COLLECTED DATA

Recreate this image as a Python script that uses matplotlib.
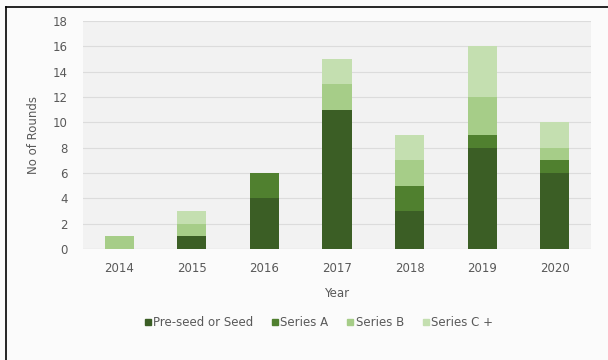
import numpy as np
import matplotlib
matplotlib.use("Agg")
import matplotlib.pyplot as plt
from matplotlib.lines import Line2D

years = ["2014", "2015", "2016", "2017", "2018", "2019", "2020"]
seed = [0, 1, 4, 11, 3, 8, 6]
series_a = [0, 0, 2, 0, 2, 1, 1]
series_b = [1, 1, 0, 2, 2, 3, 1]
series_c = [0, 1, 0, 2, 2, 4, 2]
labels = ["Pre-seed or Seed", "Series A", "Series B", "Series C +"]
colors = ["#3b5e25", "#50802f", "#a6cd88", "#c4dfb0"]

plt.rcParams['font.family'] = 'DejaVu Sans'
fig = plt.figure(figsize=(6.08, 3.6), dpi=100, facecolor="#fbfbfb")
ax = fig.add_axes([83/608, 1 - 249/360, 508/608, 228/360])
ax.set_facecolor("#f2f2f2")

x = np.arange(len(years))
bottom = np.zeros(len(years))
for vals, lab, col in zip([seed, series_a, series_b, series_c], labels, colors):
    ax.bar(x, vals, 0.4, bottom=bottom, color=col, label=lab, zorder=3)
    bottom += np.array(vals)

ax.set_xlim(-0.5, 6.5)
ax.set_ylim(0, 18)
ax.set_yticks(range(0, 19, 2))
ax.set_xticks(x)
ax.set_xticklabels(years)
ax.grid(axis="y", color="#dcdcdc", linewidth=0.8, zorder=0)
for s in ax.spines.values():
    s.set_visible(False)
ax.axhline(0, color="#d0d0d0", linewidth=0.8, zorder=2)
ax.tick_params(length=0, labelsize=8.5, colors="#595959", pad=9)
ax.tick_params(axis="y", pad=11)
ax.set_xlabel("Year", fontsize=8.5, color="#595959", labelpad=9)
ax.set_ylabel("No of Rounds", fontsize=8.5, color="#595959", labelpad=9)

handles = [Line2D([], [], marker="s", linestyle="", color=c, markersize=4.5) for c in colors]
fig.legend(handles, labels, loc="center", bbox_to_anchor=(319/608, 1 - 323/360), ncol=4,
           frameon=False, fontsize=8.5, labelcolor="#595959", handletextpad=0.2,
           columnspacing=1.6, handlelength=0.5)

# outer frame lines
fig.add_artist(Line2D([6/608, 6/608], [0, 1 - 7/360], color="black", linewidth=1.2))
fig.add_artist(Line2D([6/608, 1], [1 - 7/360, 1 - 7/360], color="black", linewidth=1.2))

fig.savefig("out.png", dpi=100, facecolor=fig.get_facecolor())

INSTRUCTIONS FOR THE TASK
Write out the lines from the start of the material to the line with "bottom += np.array(vals)", inclusive and exactly. Skip the pictures.

TASK SOLUTION
Recreate this image as a Python script that uses matplotlib.
import numpy as np
import matplotlib
matplotlib.use("Agg")
import matplotlib.pyplot as plt
from matplotlib.lines import Line2D

years = ["2014", "2015", "2016", "2017", "2018", "2019", "2020"]
seed = [0, 1, 4, 11, 3, 8, 6]
series_a = [0, 0, 2, 0, 2, 1, 1]
series_b = [1, 1, 0, 2, 2, 3, 1]
series_c = [0, 1, 0, 2, 2, 4, 2]
labels = ["Pre-seed or Seed", "Series A", "Series B", "Series C +"]
colors = ["#3b5e25", "#50802f", "#a6cd88", "#c4dfb0"]

plt.rcParams['font.family'] = 'DejaVu Sans'
fig = plt.figure(figsize=(6.08, 3.6), dpi=100, facecolor="#fbfbfb")
ax = fig.add_axes([83/608, 1 - 249/360, 508/608, 228/360])
ax.set_facecolor("#f2f2f2")

x = np.arange(len(years))
bottom = np.zeros(len(years))
for vals, lab, col in zip([seed, series_a, series_b, series_c], labels, colors):
    ax.bar(x, vals, 0.4, bottom=bottom, color=col, label=lab, zorder=3)
    bottom += np.array(vals)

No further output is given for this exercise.